:: REQUIREMENTS ::
No images are to be carried over; print all other material exactly as it stands.

:: GIVEN DATA ::
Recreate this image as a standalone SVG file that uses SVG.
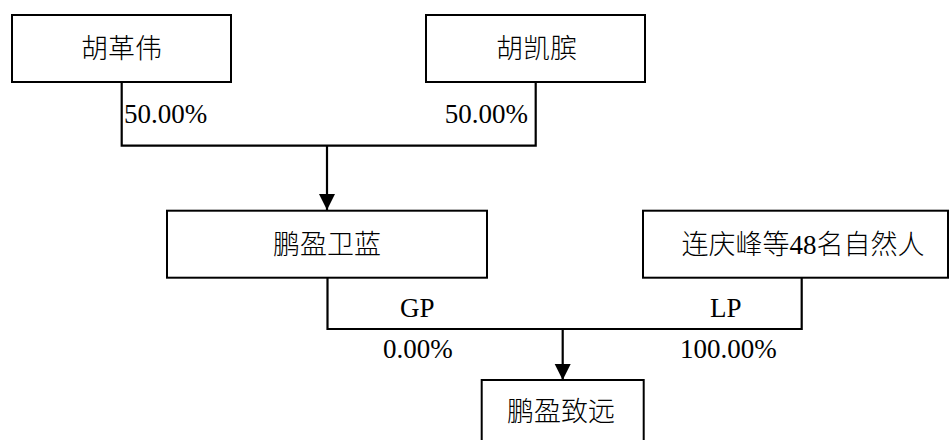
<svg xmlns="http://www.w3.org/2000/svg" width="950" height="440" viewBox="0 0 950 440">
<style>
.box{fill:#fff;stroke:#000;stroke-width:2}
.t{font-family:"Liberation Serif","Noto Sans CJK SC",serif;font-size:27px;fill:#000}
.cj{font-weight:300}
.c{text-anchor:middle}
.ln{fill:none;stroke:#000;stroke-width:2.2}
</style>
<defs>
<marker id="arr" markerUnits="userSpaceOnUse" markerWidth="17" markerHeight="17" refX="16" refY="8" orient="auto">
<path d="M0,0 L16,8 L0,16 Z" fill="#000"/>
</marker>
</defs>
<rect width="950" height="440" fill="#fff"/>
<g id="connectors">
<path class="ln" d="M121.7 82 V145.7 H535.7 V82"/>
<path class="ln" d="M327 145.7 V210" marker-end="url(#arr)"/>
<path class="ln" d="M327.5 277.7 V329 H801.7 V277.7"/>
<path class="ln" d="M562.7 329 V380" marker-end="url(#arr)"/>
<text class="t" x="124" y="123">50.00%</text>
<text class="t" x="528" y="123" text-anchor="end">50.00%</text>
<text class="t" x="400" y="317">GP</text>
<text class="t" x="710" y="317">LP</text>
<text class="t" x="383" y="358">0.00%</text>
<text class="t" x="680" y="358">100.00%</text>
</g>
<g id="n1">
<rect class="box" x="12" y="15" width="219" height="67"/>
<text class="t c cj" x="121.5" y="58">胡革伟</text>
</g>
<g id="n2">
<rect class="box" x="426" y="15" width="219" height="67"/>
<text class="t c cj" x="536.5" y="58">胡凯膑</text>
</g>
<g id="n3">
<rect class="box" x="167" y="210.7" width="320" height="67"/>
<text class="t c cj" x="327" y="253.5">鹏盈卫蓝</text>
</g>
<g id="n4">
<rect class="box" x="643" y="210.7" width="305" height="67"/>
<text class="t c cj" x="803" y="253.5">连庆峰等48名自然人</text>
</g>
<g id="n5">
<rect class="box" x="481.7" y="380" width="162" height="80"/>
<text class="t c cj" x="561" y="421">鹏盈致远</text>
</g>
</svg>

:: ANSWER IN FULL ::
Recreate this image as a standalone SVG file that uses SVG.
<svg xmlns="http://www.w3.org/2000/svg" width="950" height="440" viewBox="0 0 950 440">
<style>
.box{fill:#fff;stroke:#000;stroke-width:2}
.t{font-family:"Liberation Serif","Noto Sans CJK SC",serif;font-size:27px;fill:#000}
.cj{font-weight:300}
.c{text-anchor:middle}
.ln{fill:none;stroke:#000;stroke-width:2.2}
</style>
<defs>
<marker id="arr" markerUnits="userSpaceOnUse" markerWidth="17" markerHeight="17" refX="16" refY="8" orient="auto">
<path d="M0,0 L16,8 L0,16 Z" fill="#000"/>
</marker>
</defs>
<rect width="950" height="440" fill="#fff"/>
<g id="connectors">
<path class="ln" d="M121.7 82 V145.7 H535.7 V82"/>
<path class="ln" d="M327 145.7 V210" marker-end="url(#arr)"/>
<path class="ln" d="M327.5 277.7 V329 H801.7 V277.7"/>
<path class="ln" d="M562.7 329 V380" marker-end="url(#arr)"/>
<text class="t" x="124" y="123">50.00%</text>
<text class="t" x="528" y="123" text-anchor="end">50.00%</text>
<text class="t" x="400" y="317">GP</text>
<text class="t" x="710" y="317">LP</text>
<text class="t" x="383" y="358">0.00%</text>
<text class="t" x="680" y="358">100.00%</text>
</g>
<g id="n1">
<rect class="box" x="12" y="15" width="219" height="67"/>
<text class="t c cj" x="121.5" y="58">胡革伟</text>
</g>
<g id="n2">
<rect class="box" x="426" y="15" width="219" height="67"/>
<text class="t c cj" x="536.5" y="58">胡凯膑</text>
</g>
<g id="n3">
<rect class="box" x="167" y="210.7" width="320" height="67"/>
<text class="t c cj" x="327" y="253.5">鹏盈卫蓝</text>
</g>
<g id="n4">
<rect class="box" x="643" y="210.7" width="305" height="67"/>
<text class="t c cj" x="803" y="253.5">连庆峰等48名自然人</text>
</g>
<g id="n5">
<rect class="box" x="481.7" y="380" width="162" height="80"/>
<text class="t c cj" x="561" y="421">鹏盈致远</text>
</g>
</svg>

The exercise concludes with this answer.